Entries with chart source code
▼

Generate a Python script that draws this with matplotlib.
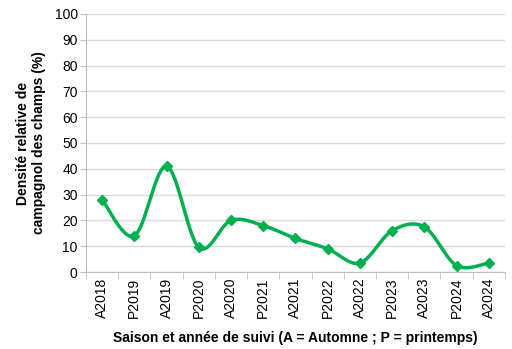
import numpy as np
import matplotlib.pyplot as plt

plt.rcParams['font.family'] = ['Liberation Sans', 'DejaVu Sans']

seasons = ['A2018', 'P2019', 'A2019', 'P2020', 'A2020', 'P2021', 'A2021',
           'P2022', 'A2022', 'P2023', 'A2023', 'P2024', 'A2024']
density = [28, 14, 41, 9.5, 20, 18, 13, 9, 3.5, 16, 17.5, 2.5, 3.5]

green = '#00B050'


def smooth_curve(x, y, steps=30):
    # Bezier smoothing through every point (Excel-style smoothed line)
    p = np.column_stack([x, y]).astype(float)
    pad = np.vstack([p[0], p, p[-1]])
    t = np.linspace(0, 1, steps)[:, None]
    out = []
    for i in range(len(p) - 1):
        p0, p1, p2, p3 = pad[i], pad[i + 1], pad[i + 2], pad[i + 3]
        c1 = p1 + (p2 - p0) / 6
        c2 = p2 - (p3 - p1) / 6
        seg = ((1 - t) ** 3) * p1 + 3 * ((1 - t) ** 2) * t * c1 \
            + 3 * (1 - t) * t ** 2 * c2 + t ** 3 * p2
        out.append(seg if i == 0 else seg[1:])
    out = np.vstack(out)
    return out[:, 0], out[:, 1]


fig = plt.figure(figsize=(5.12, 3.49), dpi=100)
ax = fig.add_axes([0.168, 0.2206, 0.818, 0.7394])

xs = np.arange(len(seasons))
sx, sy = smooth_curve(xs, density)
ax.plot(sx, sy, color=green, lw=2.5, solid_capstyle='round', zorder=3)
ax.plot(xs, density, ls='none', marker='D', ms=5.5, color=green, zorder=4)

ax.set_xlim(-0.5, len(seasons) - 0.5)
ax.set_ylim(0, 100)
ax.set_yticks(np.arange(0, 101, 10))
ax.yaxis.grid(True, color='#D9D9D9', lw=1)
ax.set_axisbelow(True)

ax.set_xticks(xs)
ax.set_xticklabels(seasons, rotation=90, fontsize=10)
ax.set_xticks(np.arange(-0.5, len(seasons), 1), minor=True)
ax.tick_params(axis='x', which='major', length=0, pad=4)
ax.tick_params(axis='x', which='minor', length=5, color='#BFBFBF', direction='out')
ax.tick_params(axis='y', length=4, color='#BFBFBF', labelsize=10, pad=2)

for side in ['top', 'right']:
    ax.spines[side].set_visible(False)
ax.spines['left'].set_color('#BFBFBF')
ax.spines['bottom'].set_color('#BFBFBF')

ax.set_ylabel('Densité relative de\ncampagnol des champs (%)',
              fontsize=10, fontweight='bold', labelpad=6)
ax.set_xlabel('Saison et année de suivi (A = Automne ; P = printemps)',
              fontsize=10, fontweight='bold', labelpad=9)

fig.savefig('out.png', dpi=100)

▲
▼

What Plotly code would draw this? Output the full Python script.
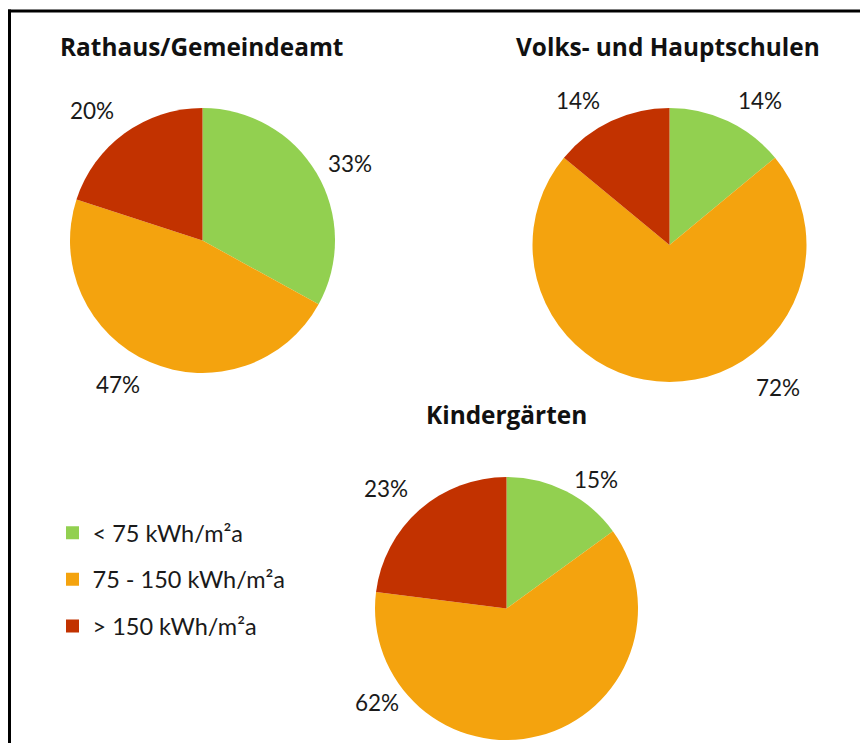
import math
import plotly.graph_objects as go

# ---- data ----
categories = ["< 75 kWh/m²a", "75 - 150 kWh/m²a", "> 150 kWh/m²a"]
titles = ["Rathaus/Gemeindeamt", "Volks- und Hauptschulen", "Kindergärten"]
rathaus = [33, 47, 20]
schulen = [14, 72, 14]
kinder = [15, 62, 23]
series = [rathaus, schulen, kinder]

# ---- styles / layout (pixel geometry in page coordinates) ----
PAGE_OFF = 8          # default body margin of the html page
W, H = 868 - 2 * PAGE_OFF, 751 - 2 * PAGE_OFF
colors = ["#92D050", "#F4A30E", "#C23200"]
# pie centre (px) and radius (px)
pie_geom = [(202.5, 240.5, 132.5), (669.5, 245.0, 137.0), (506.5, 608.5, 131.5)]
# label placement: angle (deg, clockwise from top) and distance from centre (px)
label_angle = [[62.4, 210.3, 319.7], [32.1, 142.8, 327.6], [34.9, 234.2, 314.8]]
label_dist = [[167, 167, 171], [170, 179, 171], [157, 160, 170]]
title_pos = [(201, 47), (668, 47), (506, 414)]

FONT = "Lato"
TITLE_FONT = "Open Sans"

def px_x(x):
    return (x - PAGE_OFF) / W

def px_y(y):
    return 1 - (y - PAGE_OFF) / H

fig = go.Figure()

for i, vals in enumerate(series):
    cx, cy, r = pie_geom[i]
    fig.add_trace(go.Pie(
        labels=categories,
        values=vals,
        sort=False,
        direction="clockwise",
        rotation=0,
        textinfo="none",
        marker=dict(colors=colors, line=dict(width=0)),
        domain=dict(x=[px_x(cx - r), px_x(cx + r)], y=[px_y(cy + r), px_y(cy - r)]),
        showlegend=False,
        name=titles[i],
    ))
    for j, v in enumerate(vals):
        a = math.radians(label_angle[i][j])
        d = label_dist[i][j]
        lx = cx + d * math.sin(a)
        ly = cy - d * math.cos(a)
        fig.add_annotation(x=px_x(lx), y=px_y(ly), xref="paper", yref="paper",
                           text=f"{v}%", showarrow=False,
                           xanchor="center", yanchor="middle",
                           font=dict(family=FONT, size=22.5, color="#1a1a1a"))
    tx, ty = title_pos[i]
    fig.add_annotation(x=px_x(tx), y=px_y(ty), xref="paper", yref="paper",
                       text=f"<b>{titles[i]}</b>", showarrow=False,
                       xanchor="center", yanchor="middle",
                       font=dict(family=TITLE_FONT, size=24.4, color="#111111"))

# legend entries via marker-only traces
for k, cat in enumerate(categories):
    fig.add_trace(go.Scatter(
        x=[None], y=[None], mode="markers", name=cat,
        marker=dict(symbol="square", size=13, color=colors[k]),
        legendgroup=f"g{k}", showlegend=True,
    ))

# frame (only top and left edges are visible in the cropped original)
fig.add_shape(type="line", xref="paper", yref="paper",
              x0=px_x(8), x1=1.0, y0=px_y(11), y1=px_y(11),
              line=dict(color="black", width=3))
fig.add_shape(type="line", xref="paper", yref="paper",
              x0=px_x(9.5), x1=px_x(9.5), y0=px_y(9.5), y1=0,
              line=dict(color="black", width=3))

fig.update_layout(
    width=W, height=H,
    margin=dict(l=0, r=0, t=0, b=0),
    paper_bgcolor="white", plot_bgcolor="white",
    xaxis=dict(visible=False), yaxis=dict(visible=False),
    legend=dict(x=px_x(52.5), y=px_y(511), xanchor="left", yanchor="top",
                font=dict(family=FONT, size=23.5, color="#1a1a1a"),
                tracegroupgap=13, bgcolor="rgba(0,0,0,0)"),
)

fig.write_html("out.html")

▲

Set exercise: Pull every line containing "Python" out of the records.

Output below:
Generate a Python script that draws this with matplotlib.
What Plotly code would draw this? Output the full Python script.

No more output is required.